= WHAT IS EXPECTED =
Please reproduce the lines of the records below from the one holding "Recreate this image" through the one holding "from bokeh.models import", inclusive, skipping all pictures.
***** RECORDS TO USE *****
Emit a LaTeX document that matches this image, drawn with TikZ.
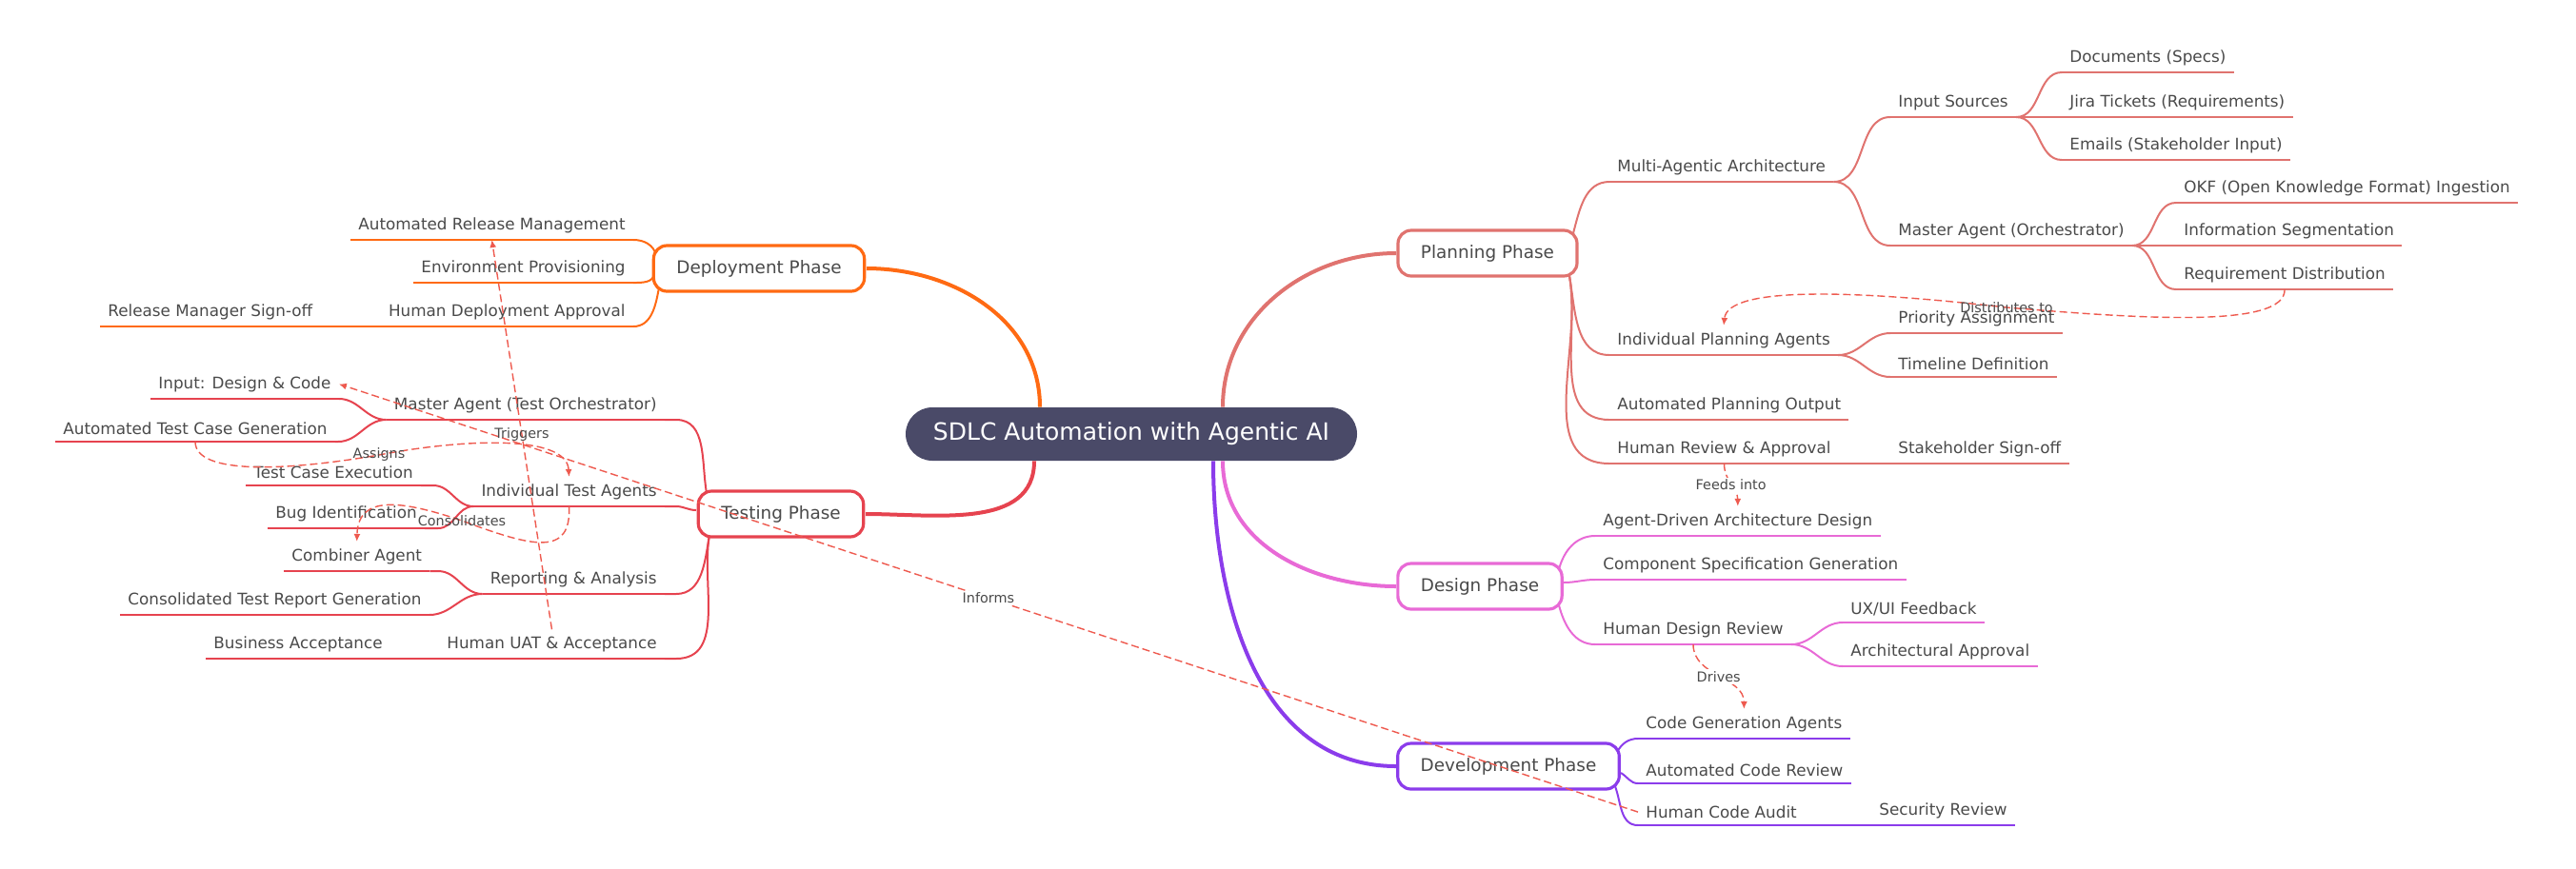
*****
***** RECORDS TO USE *****
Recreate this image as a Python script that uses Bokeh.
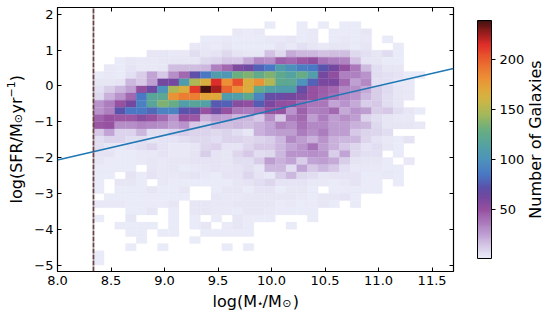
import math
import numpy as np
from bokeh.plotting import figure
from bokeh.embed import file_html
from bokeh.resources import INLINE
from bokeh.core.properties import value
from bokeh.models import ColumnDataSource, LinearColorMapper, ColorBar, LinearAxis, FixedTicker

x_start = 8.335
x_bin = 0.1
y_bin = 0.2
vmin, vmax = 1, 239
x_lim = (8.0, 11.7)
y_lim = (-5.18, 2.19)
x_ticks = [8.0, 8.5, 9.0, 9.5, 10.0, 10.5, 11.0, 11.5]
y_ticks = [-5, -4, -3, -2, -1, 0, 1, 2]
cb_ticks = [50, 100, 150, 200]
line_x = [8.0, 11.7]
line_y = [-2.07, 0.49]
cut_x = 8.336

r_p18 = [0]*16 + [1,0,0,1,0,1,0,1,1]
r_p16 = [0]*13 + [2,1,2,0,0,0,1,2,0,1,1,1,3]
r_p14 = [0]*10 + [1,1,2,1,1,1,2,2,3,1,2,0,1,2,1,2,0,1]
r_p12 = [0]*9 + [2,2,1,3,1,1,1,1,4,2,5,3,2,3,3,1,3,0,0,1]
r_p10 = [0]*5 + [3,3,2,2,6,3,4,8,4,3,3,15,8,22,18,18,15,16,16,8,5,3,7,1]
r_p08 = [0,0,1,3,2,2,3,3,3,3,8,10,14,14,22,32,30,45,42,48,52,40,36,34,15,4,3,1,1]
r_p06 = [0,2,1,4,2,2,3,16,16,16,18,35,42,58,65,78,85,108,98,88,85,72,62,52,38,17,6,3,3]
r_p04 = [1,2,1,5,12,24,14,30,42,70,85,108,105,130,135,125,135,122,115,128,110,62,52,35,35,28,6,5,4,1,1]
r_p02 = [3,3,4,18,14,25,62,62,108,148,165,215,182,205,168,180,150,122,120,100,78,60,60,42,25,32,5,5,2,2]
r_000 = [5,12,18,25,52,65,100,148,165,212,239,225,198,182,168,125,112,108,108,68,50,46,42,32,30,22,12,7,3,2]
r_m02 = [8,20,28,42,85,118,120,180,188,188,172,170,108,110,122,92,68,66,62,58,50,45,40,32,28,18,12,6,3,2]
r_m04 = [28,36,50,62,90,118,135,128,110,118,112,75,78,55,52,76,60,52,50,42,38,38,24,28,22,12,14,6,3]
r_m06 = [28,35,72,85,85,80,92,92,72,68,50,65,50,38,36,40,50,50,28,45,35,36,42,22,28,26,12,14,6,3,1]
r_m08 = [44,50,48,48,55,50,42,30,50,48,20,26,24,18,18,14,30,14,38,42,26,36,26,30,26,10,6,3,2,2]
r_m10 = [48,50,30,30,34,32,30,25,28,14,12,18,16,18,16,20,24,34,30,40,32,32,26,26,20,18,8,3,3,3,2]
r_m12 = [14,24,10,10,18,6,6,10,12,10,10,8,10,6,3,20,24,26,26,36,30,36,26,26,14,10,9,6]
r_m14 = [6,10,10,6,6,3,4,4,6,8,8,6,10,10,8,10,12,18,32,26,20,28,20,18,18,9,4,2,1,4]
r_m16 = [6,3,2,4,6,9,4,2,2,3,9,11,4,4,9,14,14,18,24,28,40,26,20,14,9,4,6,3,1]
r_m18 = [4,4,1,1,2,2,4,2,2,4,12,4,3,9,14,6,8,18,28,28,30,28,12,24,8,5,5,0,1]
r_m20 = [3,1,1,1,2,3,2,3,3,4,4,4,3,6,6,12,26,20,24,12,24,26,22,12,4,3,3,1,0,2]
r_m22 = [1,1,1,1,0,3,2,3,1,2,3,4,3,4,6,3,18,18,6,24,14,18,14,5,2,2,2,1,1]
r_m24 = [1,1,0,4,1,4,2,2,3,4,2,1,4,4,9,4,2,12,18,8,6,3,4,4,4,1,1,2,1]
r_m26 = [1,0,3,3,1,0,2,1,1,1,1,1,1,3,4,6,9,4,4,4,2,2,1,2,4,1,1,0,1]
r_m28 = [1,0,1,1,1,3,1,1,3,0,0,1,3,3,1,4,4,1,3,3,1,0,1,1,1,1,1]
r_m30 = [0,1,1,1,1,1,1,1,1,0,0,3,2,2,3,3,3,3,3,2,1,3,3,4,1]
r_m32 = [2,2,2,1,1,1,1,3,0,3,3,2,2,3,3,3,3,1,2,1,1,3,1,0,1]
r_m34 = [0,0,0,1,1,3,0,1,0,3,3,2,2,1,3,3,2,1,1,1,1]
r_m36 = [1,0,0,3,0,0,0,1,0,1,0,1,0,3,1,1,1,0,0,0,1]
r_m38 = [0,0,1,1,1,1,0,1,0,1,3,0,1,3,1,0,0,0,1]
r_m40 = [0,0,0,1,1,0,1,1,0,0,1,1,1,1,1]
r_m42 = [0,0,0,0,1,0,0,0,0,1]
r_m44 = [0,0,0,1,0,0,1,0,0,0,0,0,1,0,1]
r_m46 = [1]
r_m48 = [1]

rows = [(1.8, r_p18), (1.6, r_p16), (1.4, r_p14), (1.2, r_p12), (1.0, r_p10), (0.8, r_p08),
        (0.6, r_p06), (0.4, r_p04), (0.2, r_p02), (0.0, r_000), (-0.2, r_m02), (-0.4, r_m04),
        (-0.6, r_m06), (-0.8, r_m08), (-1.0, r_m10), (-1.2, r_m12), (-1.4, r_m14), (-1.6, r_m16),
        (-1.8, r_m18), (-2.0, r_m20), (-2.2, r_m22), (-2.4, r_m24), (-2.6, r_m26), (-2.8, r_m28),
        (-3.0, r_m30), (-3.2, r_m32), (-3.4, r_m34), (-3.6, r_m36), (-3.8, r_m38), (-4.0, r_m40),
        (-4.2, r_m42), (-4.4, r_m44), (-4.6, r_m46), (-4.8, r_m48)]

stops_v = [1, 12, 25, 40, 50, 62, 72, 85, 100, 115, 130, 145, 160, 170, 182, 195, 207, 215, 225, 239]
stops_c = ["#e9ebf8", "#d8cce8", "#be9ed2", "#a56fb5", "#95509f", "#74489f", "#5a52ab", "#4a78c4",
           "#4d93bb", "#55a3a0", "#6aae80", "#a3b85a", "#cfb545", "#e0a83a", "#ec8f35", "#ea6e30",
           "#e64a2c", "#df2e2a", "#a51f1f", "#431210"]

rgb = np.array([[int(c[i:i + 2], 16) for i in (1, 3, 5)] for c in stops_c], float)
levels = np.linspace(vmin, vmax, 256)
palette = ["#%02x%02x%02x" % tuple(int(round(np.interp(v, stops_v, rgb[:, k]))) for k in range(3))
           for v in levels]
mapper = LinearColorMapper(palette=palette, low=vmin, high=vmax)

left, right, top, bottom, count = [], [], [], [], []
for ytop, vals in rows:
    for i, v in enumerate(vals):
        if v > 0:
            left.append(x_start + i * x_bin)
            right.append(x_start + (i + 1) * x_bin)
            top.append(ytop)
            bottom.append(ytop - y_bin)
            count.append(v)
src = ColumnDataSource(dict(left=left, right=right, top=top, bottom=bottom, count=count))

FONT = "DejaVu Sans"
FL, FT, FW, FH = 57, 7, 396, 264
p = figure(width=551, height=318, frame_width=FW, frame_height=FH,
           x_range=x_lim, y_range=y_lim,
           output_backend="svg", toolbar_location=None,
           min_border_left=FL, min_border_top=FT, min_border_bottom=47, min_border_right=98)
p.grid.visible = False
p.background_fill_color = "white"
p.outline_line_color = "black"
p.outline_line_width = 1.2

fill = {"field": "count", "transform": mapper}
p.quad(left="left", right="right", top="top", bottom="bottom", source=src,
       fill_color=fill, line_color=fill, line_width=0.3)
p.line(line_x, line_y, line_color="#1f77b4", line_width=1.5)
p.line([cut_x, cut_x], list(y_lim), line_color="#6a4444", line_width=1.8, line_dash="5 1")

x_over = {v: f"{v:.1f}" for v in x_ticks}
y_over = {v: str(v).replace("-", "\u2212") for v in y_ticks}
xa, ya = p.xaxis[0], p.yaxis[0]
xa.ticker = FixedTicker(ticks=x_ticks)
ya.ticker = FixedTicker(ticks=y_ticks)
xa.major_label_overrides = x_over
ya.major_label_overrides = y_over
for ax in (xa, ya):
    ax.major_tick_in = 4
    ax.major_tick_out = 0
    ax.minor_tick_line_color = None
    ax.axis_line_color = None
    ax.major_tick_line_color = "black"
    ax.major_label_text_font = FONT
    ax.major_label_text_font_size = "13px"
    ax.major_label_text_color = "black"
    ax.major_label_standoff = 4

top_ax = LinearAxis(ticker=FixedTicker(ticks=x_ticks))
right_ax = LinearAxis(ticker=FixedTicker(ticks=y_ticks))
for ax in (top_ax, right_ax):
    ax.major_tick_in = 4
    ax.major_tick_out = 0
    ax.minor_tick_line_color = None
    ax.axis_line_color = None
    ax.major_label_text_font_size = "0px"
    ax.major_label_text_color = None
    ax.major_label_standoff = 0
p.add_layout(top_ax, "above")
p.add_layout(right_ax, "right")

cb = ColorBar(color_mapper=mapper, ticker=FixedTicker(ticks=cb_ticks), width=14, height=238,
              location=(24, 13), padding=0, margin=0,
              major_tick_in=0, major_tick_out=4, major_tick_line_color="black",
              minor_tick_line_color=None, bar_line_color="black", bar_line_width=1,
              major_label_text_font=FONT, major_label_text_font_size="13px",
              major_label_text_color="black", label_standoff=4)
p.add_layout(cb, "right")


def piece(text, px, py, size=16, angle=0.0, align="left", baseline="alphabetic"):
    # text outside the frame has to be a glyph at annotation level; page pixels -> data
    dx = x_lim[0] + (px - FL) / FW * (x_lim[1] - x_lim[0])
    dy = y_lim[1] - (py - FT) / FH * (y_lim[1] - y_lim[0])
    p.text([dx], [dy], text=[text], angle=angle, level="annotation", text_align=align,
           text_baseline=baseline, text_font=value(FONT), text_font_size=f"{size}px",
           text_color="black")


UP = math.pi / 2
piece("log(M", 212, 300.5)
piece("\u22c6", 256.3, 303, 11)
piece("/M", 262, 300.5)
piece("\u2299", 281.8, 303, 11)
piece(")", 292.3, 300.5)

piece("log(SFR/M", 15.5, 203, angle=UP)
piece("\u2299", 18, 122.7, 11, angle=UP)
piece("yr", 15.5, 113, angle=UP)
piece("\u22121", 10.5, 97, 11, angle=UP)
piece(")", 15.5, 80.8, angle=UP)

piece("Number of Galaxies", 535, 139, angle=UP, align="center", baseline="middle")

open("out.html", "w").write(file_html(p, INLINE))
*****
= TASK OUTPUT =
Recreate this image as a Python script that uses Bokeh.
import math
import numpy as np
from bokeh.plotting import figure
from bokeh.embed import file_html
from bokeh.resources import INLINE
from bokeh.core.properties import value
from bokeh.models import ColumnDataSource, LinearColorMapper, ColorBar, LinearAxis, FixedTicker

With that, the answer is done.